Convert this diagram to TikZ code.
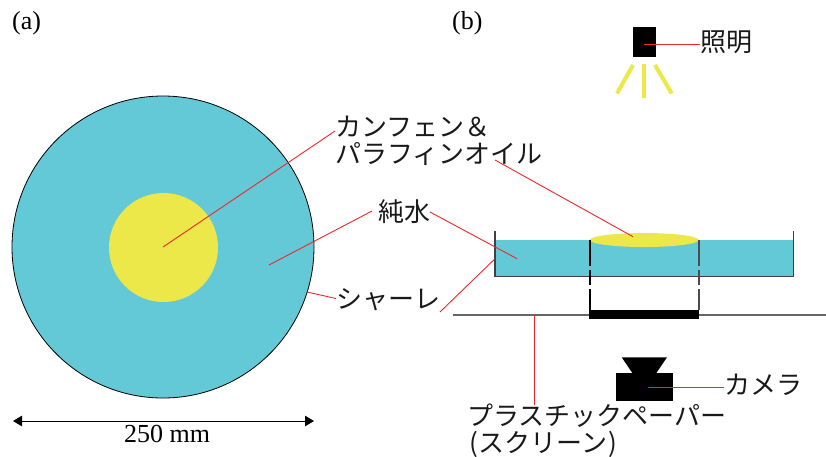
\documentclass[tikz,border=0pt]{standalone}
\usepackage{fontspec}
\setmainfont{Liberation Serif}
\newfontfamily\jpfont{Noto Sans CJK JP}
\usetikzlibrary{arrows.meta,shapes.geometric}
\definecolor{water}{HTML}{64C9D6}
\definecolor{oil}{HTML}{ECE84A}
\definecolor{leader}{HTML}{F0262B}
\tikzset{
  jp/.style={font=\jpfont\fontsize{26}{27}\selectfont,anchor=west,inner sep=0pt,text=black!90,align=left},
  en/.style={font=\fontsize{26}{27}\selectfont,inner sep=0pt},
  lead/.style={draw=leader,line width=0.9pt},
  ray/.style={draw=oil,line width=4pt},
  solid black/.style={fill=black,draw=none},
  wall/.style={draw=black!75,line width=1.4pt}
}
\begin{document}
\begin{tikzpicture}[x=1pt,y=-1pt]
\useasboundingbox (0,0) rectangle (826,456);
% (a)
\node[en,anchor=west] (la) at (12,23) {(a)};
\node[en,anchor=west] (lb) at (452,23) {(b)};
\node[circle,fill=water,draw=black,line width=0.8pt,minimum size=302pt,inner sep=0pt] (dishtop) at (163,247) {};
\node[circle,fill=oil,draw=none,minimum size=109pt,inner sep=0pt] (oiltop) at (163.5,247.5) {};
\coordinate (dimL) at (13,421);
\coordinate (dimR) at (314,421);
\draw[{Triangle[length=9pt,width=10.5pt]}-{Triangle[length=9pt,width=10.5pt]},line width=1pt] (dimL) -- (dimR);
\node[en,anchor=center] (dim) at (167,434) {250 mm};
% (b) dish
\fill[water] (495,240) rectangle (793,276.5);
\node[ellipse,fill=oil,minimum width=109pt,minimum height=14pt,inner sep=0pt,draw=none] (oilside) at (644.2,240) {};
\draw[wall] (495,231) -- (495,276.7) -- (793.7,276.7) -- (793.7,231);
\coordinate (dL1) at (590,240);
\coordinate (dL2) at (590,310);
\coordinate (dR1) at (699,240);
\coordinate (dR2) at (699,310);
\draw[black,line width=1.1pt,dash pattern=on 26pt off 4pt on 15pt off 4pt on 30pt] (dL1) -- (dL2);
\draw[black!70,line width=1.1pt,dash pattern=on 26pt off 4pt on 15pt off 4pt on 30pt] (dR1) -- (dR2);
% screen
\coordinate (scrL) at (453,315);
\coordinate (scrR) at (826,315);
\coordinate (scrT) at (534.7,315);
\draw[black!60,line width=1.2pt] (scrL) -- (scrR);
\node[solid black,minimum width=110pt,minimum height=9.5pt,inner sep=0pt] (block) at (644,314.5) {};
% lamp
\node[solid black,minimum width=22.7pt,minimum height=30.3pt,inner sep=0pt] (lamp) at (644.3,42.2) {};
\draw[ray] (644,64) -- (644,98);
\draw[ray] (633,65) -- (617,93.5);
\draw[ray] (655,65) -- (671.7,93.5);
% camera
\node[solid black,minimum width=57pt,minimum height=28pt,inner sep=0pt] (cam) at (644.2,387) {};
\fill[black] (621.7,357.3) -- (667,357.3) -- (656,373.5) -- (632.7,373.5) -- cycle;
% labels
\node[jp] (lshoumei) at (700,42) {照明};
\node[jp] (lcamera) at (724,385) {カメラ};
\node[jp] (lplastic) at (467,430.5) {プラスチックペーパー\\\hspace*{2pt}(\hspace{1pt}スクリーン\hspace{1pt})};
\node[jp] (lcamphene) at (335,140.5) {カンフェン＆\\パラフィンオイル};
\node[jp] (lwater) at (378,211.5) {純水};
\node[jp] (lshale) at (336,299.5) {シャーレ};
% leaders
\coordinate (cOilTop) at (163,247);
\coordinate (cOilSide) at (633,236.7);
\coordinate (cWaterTop) at (269,265);
\coordinate (cWaterSide) at (517,258.7);
\coordinate (cDishTop) at (307,292);
\coordinate (cDishSide) at (494.7,259);
\coordinate (cCam) at (648,387.7);
\coordinate (cLamp) at (644,44);
\coordinate (eCamA) at (335,131);
\coordinate (eCamB) at (495,160);
\coordinate (eWatA) at (372,211);
\coordinate (eWatB) at (430,212);
\coordinate (eShaA) at (336,298.5);
\coordinate (eShaB) at (440,312);
\coordinate (ePla) at (534.7,405);
\draw[lead] (cOilTop) -- (eCamA);
\draw[lead] (eCamB) -- (cOilSide);
\draw[lead] (cWaterTop) -- (eWatA);
\draw[lead] (eWatB) -- (cWaterSide);
\draw[lead] (cDishTop) -- (eShaA);
\draw[lead] (eShaB) -- (cDishSide);
\draw[lead] (cLamp) -- (lshoumei.west |- cLamp);
\draw[lead] (cCam) -- (lcamera.west |- cCam);
\draw[lead] (scrT) -- (ePla);
\end{tikzpicture}
\end{document}
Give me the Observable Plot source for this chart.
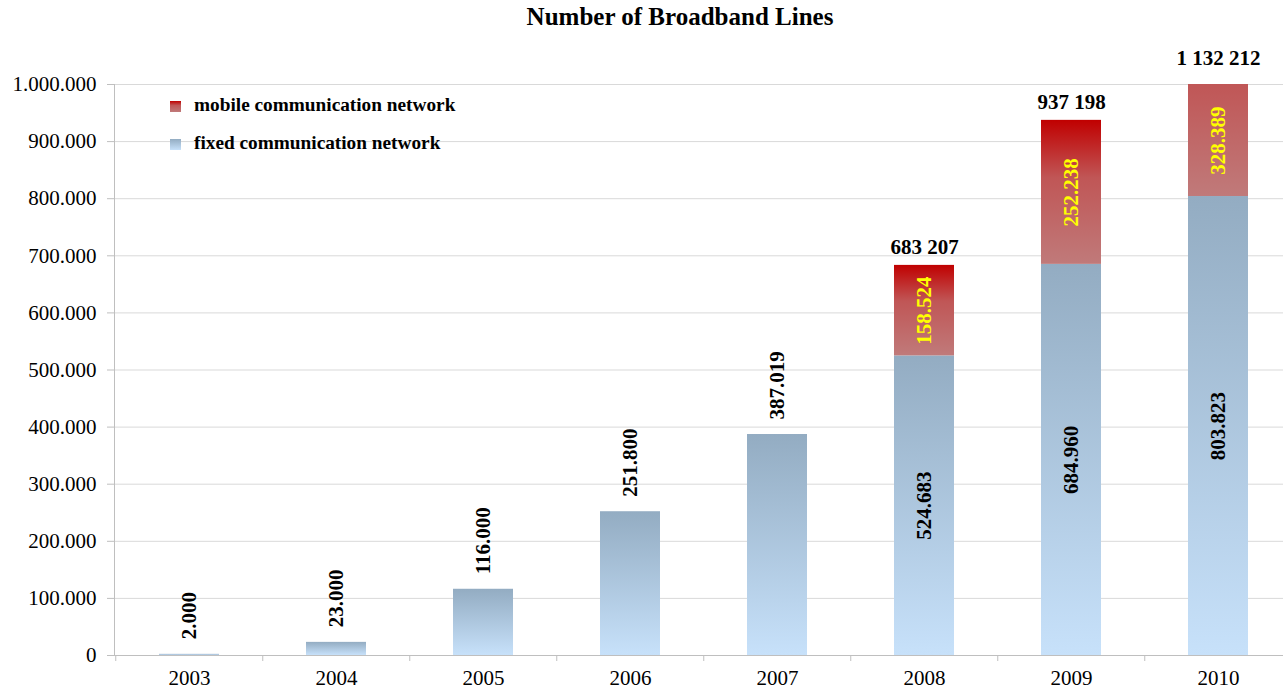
<!DOCTYPE html>
<html><head><meta charset="utf-8">
<script src="https://cdn.jsdelivr.net/npm/d3@7"></script>
<script src="https://cdn.jsdelivr.net/npm/@observablehq/plot@0.6"></script>
<style>
body{margin:0;background:#fff;font-family:"Liberation Serif","Times New Roman",serif;}
#wrap{position:relative;width:1283px;height:690px;overflow:hidden;}
#title{position:absolute;top:3px;left:0;width:1360px;text-align:center;font-weight:bold;font-size:25px;color:#000;}
.lg{position:absolute;left:170px;font-weight:bold;font-size:19.3px;color:#000;white-space:nowrap;}
.sw{display:inline-block;width:11px;height:11px;margin-right:13px;vertical-align:-1px;}
</style></head>
<body>
<div id="wrap">
  <div id="chart"></div>
  <div id="title">Number of Broadband Lines</div>
  <div class="lg" style="top:94px"><span class="sw" style="background:linear-gradient(#c00000,#c05858 40%,#c07a7a)"></span>mobile communication network</div>
  <div class="lg" style="top:132px"><span class="sw" style="background:linear-gradient(#93acc2,#c7e1fa)"></span>fixed communication network</div>
</div>
<script>
const years = ["2003","2004","2005","2006","2007","2008","2009","2010"];
const fixedLines = [2000, 23000, 116000, 251800, 387019, 524683, 684960, 803823];
const mobileLines = [0, 0, 0, 0, 0, 158524, 252238, 328389];
const yTicks = [0,100000,200000,300000,400000,500000,600000,700000,800000,900000,1000000];
const yMax = 1000000;

const fmtDot = d3.formatLocale({decimal:",", thousands:".", grouping:[3], currency:["",""]}).format(",");
const fmtSpace = d3.formatLocale({decimal:",", thousands:" ", grouping:[3], currency:["",""]}).format(",");

const rows = years.map((year, i) => ({year, fixed: fixedLines[i], mobile: mobileLines[i], total: fixedLines[i] + mobileLines[i]}));
const fixedOnly = rows.filter(d => d.mobile === 0);
const stacked = rows.filter(d => d.mobile > 0);
const stackedIn = stacked.filter(d => d.total <= yMax);
const stackedOver = stacked.filter(d => d.total > yMax);

const xStart = 114, xEnd = 1294, step = (xEnd - xStart) / years.length;

const plot = Plot.plot({
  width: 1283,
  height: 690,
  marginTop: 84,
  marginBottom: 35,
  marginLeft: 114,
  marginRight: 0,
  style: {fontFamily: '"Liberation Serif","Times New Roman",serif', fontSize: "21px", color: "#000", background: "#fff"},
  x: {domain: years, range: [xStart, xEnd], paddingInner: 0.59, paddingOuter: 0.295, label: null},
  y: {domain: [0, yMax], label: null},
  marks: [
    Plot.ruleY(yTicks.slice(1), {stroke: "#d9d9d9"}),
    Plot.barY(rows, {x: "year", y1: 0, y2: "fixed", fill: "url(#gFixed)", clip: true}),
    Plot.barY(stacked, {x: "year", y1: "fixed", y2: "total", fill: "url(#gMobile)", clip: true}),
    Plot.ruleY([0], {stroke: "#bfbfbf"}),
    Plot.frame({anchor: "left", stroke: "#bfbfbf"}),
    Plot.ruleX(years, {x: d => d, dx: -step / 2, y1: 0, y2: 0, insetBottom: -6, stroke: "#bfbfbf"}),
    Plot.axisY(yTicks, {tickFormat: fmtDot, tickSize: 7, tickPadding: 11, fontSize: 21, stroke: "#bfbfbf", fill: "#000", label: null}),
    Plot.axisX({tickSize: 0, tickPadding: 15, fontSize: 21, fill: "#000", label: null}),
    Plot.text(fixedOnly, {x: "year", y: "total", text: d => fmtDot(d.total), rotate: -90, textAnchor: "start", lineAnchor: "middle", dy: -15, fontWeight: "bold", fontSize: 21, fill: "#000"}),
    Plot.text(stacked, {x: "year", y: d => d.fixed / 2, text: d => fmtDot(d.fixed), rotate: -90, textAnchor: "middle", lineAnchor: "middle", fontWeight: "bold", fontSize: 21, fill: "#000"}),
    Plot.text(stacked, {x: "year", y: d => (d.fixed + Math.min(d.total, yMax)) / 2, text: d => fmtDot(d.mobile), rotate: -90, textAnchor: "middle", lineAnchor: "middle", fontWeight: "bold", fontSize: 21, fill: "#ffff00"}),
    Plot.text(stackedIn, {x: "year", y: "total", text: d => fmtSpace(d.total), lineAnchor: "bottom", dy: -11, fontWeight: "bold", fontSize: 21, fill: "#000"}),
    Plot.text(stackedOver, {x: "year", y: yMax, text: d => fmtSpace(d.total), lineAnchor: "bottom", dy: -20, fontWeight: "bold", fontSize: 21, fill: "#000"})
  ]
});

const svg = d3.select(plot);
const defs = svg.insert("defs", ":first-child");
const g1 = defs.append("linearGradient").attr("id", "gFixed").attr("x1", 0).attr("y1", 0).attr("x2", 0).attr("y2", 1);
g1.append("stop").attr("offset", "0%").attr("stop-color", "#93acc2");
g1.append("stop").attr("offset", "100%").attr("stop-color", "#c7e1fa");
const g2 = defs.append("linearGradient").attr("id", "gMobile").attr("x1", 0).attr("y1", 0).attr("x2", 0).attr("y2", 1);
g2.append("stop").attr("offset", "0%").attr("stop-color", "#c00000");
g2.append("stop").attr("offset", "40%").attr("stop-color", "#c05656");
g2.append("stop").attr("offset", "100%").attr("stop-color", "#c07a7a");

document.getElementById("chart").appendChild(plot);
</script>
</body></html>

§ Stated problem
Pick out the lines above that hold the string "this" and show them.

§ Output of the task
Convert this diagram to TikZ code.
Give me the Observable Plot source for this chart.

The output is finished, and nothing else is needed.